To my first love,
Even though its been 4 years and I've more than moved on, whenever I think about the past you are the one who dominates most of my high school memories, even though we were only together for a year. Many of these memories are so distant now, but one thing I will never forget is how much hurt you put me through. I don't know if it was the fact that no boy has taken a genuine interest in me before you came into my life, or the fact that you made me feel special and worthwhile while you fed me all your lies and sweet talk, but you really left my heart scarred when you left me.
So to you, the biggest asshole in the world, who has taken advantage of me a million times, hurt me beyond forgiveness, made me cry a litre of tears, tore my vulnerable heart apart when i was just a naive 14 year old, and most recently tried to RAPE me, Fuck you. All these years I have been way too good to you. Remember the times I was there for you when you were NOTHING. Now you think you can rule the world because you're a "big time" drug dealer? Grow Up. You think now that you've got followers and people are scared of you that you finally got the respect you deserve after being labeled a loser and faggot all through elementary and high school? Sorry, in my eyes, you are as nothing as ever. I didn't think you were like this, I always thought you were a good person inside,... but.... I couldn't have been more wrong. I feel sorry for your current girlfriend. Having ever met you is the worst thing that can happen to any girl.

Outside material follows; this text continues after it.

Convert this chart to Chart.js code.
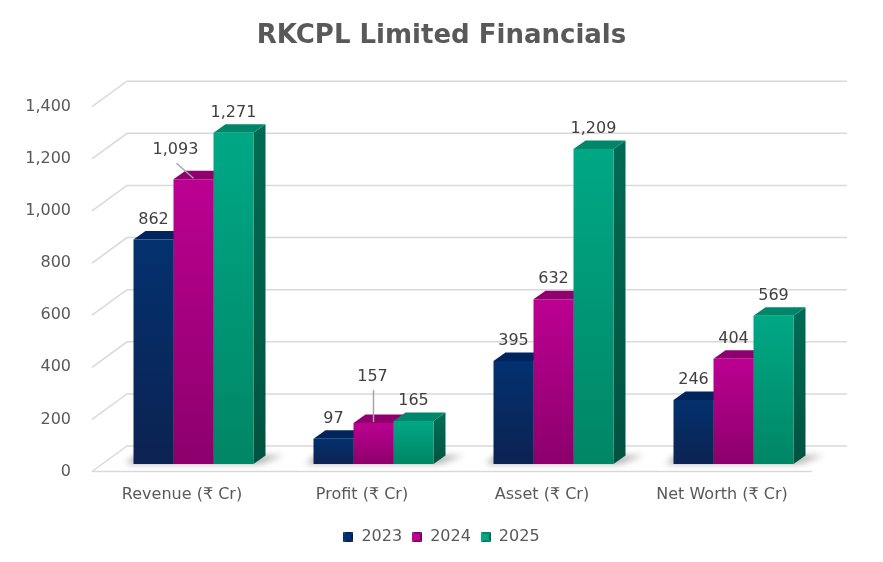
<!DOCTYPE html>
<html>
<head>
<meta charset="utf-8">
<script src="https://cdn.jsdelivr.net/npm/chart.js@4.4.1/dist/chart.umd.min.js"></script>
<style>
    html, body { margin: 0; padding: 0; background: #fff; }
    #wrap { width: 883px; height: 562px; position: relative; }
</style>
</head>
<body>
<div id="wrap"><canvas id="finChart"></canvas></div>
<script>
// chart data
const categories = ['Revenue (₹ Cr)', 'Profit (₹ Cr)', 'Asset (₹ Cr)', 'Net Worth (₹ Cr)'];
const years = ['2023', '2024', '2025'];
const values2023 = [862, 97, 395, 246];
const values2024 = [1093, 157, 632, 404];
const values2025 = [1271, 165, 1209, 569];
const yMin = 0;
const yMax = 1400;
const yStep = 200;

// look of the fake 3D box
const FONT = '"DejaVu Sans", sans-serif';
const textGray = '#595959';
const depth = { dx: 12, dy: -8.5 };        // bar depth
const frontShift = { dx: -11.5, dy: 7.5 };  // front edge of the floor
const backShift = { dx: 23.5, dy: -18 };    // back wall
const palette = [
    { top: '#03316f', bottom: '#0c2252', side: '#001b46', cap: '#00245e' },
    { top: '#bc0091', bottom: '#8c006c', side: '#70005a', cap: '#8f006e' },
    { top: '#00a886', bottom: '#008665', side: '#006a52', cap: '#00876a' }
];
// labels moved off the bar, with a leader line (dataset-index)
const labelNudge = { '1-0': { dx: -18, dy: -29 }, '1-1': { dx: -1, dy: -46 } };

function frontFill(i) {
    return (c) => {
        const chart = c.chart;
        if (!chart.chartArea || c.raw == null) return palette[i].top;
        const y = chart.scales.y;
        const g = chart.ctx.createLinearGradient(0, y.getPixelForValue(c.raw), 0, y.getPixelForValue(0));
        g.addColorStop(0, palette[i].top);
        g.addColorStop(1, palette[i].bottom);
        return g;
    };
}

function legendMarker(p) {
    const cv = document.createElement('canvas');
    cv.width = 10; cv.height = 10;
    const c = cv.getContext('2d');
    const tri = (pts, col) => {
        c.beginPath();
        c.moveTo(pts[0], pts[1]); c.lineTo(pts[2], pts[3]); c.lineTo(5, 5);
        c.closePath(); c.fillStyle = col; c.fill();
    };
    tri([0, 0, 10, 0], p.cap);
    tri([0, 0, 0, 10], p.top);
    tri([10, 0, 10, 10], p.side);
    tri([0, 10, 10, 10], p.bottom);
    c.fillStyle = p.top;
    c.fillRect(2, 2, 6, 6);
    return cv;
}
const markers = palette.map(legendMarker);

function shade(hex) {
    const v = parseInt(hex.slice(1), 16);
    const r = Math.round(((v >> 16) & 255) * 0.78);
    const g = Math.round(((v >> 8) & 255) * 0.78);
    const b = Math.round((v & 255) * 0.78);
    return 'rgb(' + r + ',' + g + ',' + b + ')';
}

function barBox(el) {
    const p = el.getProps(['x', 'y', 'base', 'width'], true);
    return { l: p.x - p.width / 2, r: p.x + p.width / 2, x: p.x, top: p.y, base: p.base };
}

const boxPlugin = {
    id: 'box3d',
    beforeDatasetsDraw(chart) {
        const { ctx, chartArea: a, scales: { y } } = chart;
        ctx.save();
        ctx.strokeStyle = '#d9d9d9';
        ctx.lineWidth = 1.5;
        y.ticks.forEach(t => {
            const py = y.getPixelForValue(t.value);
            ctx.beginPath();
            ctx.moveTo(a.left + frontShift.dx, py + frontShift.dy);
            ctx.lineTo(a.left + backShift.dx, py + backShift.dy);
            ctx.lineTo(a.right + backShift.dx, py + backShift.dy);
            ctx.stroke();
        });
        const p0 = y.getPixelForValue(0);
        ctx.beginPath();
        ctx.moveTo(a.left + frontShift.dx, p0 + frontShift.dy);
        ctx.lineTo(a.right + frontShift.dx, p0 + frontShift.dy);
        ctx.stroke();

        // floor shadows under each group
        const metas = chart.data.datasets.map((d, i) => chart.getDatasetMeta(i));
        categories.forEach((cat, j) => {
            const first = barBox(metas[0].data[j]);
            const last = barBox(metas[metas.length - 1].data[j]);
            ctx.save();
            ctx.filter = 'blur(3px)';
            ctx.fillStyle = 'rgba(0,0,0,0.30)';
            ctx.beginPath();
            ctx.moveTo(first.l - 8, first.base);
            ctx.lineTo(last.r + 6, first.base);
            ctx.lineTo(last.r + depth.dx + 18, first.base + depth.dy);
            ctx.lineTo(first.l + depth.dx - 10, first.base + depth.dy);
            ctx.closePath();
            ctx.fill();
            ctx.restore();
        });

        // side and top faces, fronts are drawn by the bar controller
        categories.forEach((cat, j) => {
            metas.forEach((meta, i) => {
                const b = barBox(meta.data[j]);
                const p = palette[i];
                const sg = ctx.createLinearGradient(0, b.top, 0, b.base);
                sg.addColorStop(0, p.side);
                sg.addColorStop(1, shade(p.side));
                ctx.fillStyle = sg;
                ctx.beginPath();
                ctx.moveTo(b.r, b.top);
                ctx.lineTo(b.r + depth.dx, b.top + depth.dy);
                ctx.lineTo(b.r + depth.dx, b.base + depth.dy);
                ctx.lineTo(b.r, b.base);
                ctx.closePath();
                ctx.fill();
                ctx.fillStyle = p.cap;
                ctx.beginPath();
                ctx.moveTo(b.l, b.top);
                ctx.lineTo(b.l + depth.dx, b.top + depth.dy);
                ctx.lineTo(b.r + depth.dx, b.top + depth.dy);
                ctx.lineTo(b.r, b.top);
                ctx.closePath();
                ctx.fill();
            });
        });
        ctx.restore();
    },
    afterDatasetsDraw(chart) {
        const { ctx } = chart;
        ctx.save();
        ctx.font = '16px ' + FONT;
        ctx.fillStyle = '#404040';
        ctx.textAlign = 'center';
        ctx.textBaseline = 'middle';
        chart.data.datasets.forEach((ds, i) => {
            chart.getDatasetMeta(i).data.forEach((el, j) => {
                const b = barBox(el);
                const n = labelNudge[i + '-' + j];
                const dx = n ? n.dx : 0;
                const dy = n ? n.dy : -20;
                if (n) {
                    ctx.strokeStyle = '#a6a6a6';
                    ctx.lineWidth = 1.5;
                    ctx.beginPath();
                    ctx.moveTo(b.x + dx + 1, b.top + dy + 13);
                    ctx.lineTo(b.x, b.top - 1);
                    ctx.stroke();
                }
                ctx.fillText(ds.data[j].toLocaleString('en-US'), b.x + dx, b.top + dy);
            });
        });
        ctx.restore();
    }
};

const seriesValues = [values2023, values2024, values2025];

const finChart = new Chart(document.getElementById('finChart'), {
    type: 'bar',
    data: {
        labels: categories,
        datasets: years.map((yr, i) => ({
            label: yr,
            data: seriesValues[i],
            backgroundColor: frontFill(i),
            borderWidth: 0,
            categoryPercentage: 0.6667,
            barPercentage: 1.0
        }))
    },
    options: {
        responsive: true,
        maintainAspectRatio: false,
        animation: false,
        events: [],
        layout: {
            padding: { left: 0, right: 0, top: 0, bottom: 7 }
        },
        plugins: {
            title: {
                display: true,
                text: 'RKCPL Limited Financials',
                color: textGray,
                font: { family: FONT, size: 26, weight: 'bold', lineHeight: 1.2 },
                padding: { top: 21, bottom: 47 }
            },
            legend: {
                display: true,
                position: 'bottom',
                labels: {
                    color: textGray,
                    font: { family: FONT, size: 16 },
                    boxWidth: 10,
                    boxHeight: 10,
                    padding: 10,
                    usePointStyle: true,
                    generateLabels(chart) {
                        const items = Chart.defaults.plugins.legend.labels.generateLabels(chart);
                        items.forEach((it, i) => { it.pointStyle = markers[i]; });
                        return items;
                    }
                }
            },
            tooltip: { enabled: false }
        },
        scales: {
            x: {
                grid: { display: false, drawTicks: false },
                border: { display: false },
                afterFit(s) { s.height = 55; },
                ticks: {
                    color: textGray,
                    font: { family: FONT, size: 16 },
                    padding: 21,
                    labelOffset: -11.5,
                    maxRotation: 0,
                    autoSkip: false
                }
            },
            y: {
                min: yMin,
                max: yMax,
                grid: { display: false, drawTicks: false },
                border: { display: false },
                afterFit(s) { s.width = 103.5; },
                ticks: {
                    stepSize: yStep,
                    color: textGray,
                    font: { family: FONT, size: 16 },
                    padding: 32.5,
                    labelOffset: 7.5,
                    callback: (v) => v.toLocaleString('en-US')
                }
            },
            // empty right margin, keeps title and legend centred on the page
            yRight: {
                position: 'right',
                min: yMin,
                max: yMax,
                grid: { display: false, drawTicks: false },
                border: { display: false },
                ticks: { display: false },
                afterFit(s) { s.width = 59.5; }
            }
        }
    },
    plugins: [boxPlugin]
});
</script>
</body>
</html>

A few days ago, someone made me realize... all the times I still picked up your calls or wanted to talk to you in the past...that was like choosing the person who has made my life a fucking hell all these years over all my best friends who have been there for me to pick up the pieces of me that you torn apart. Trying to rescue you from a road to self destruction was stupid, because you'll never put anyone before your selfishness. All you give a shit about is yourself. I should have let you go 4 years ago. I guess you were too big a part of me, my first love....but it shouldn't matter now after all you've done. You're just a faded memory now.
If we ever cross paths again...i hope you'll see a new me. A new me that wouldn't be afraid to ignore you, turn you down if you ask me to hangout when you are bored and want amusement, a new me that wouldn't want anything to do with you, because I know its not worth it. You are the scum beneath my shoes.
Sincerely, Jen.
PS. To all the boys that turned out the biggest douchebags in the world...
You are not worth my time.
So thank you for not letting me waste my time on you.
keep on thinking that you are such a desired guy..... be cocky about it. In the end you lost something that could have been the best you ever had.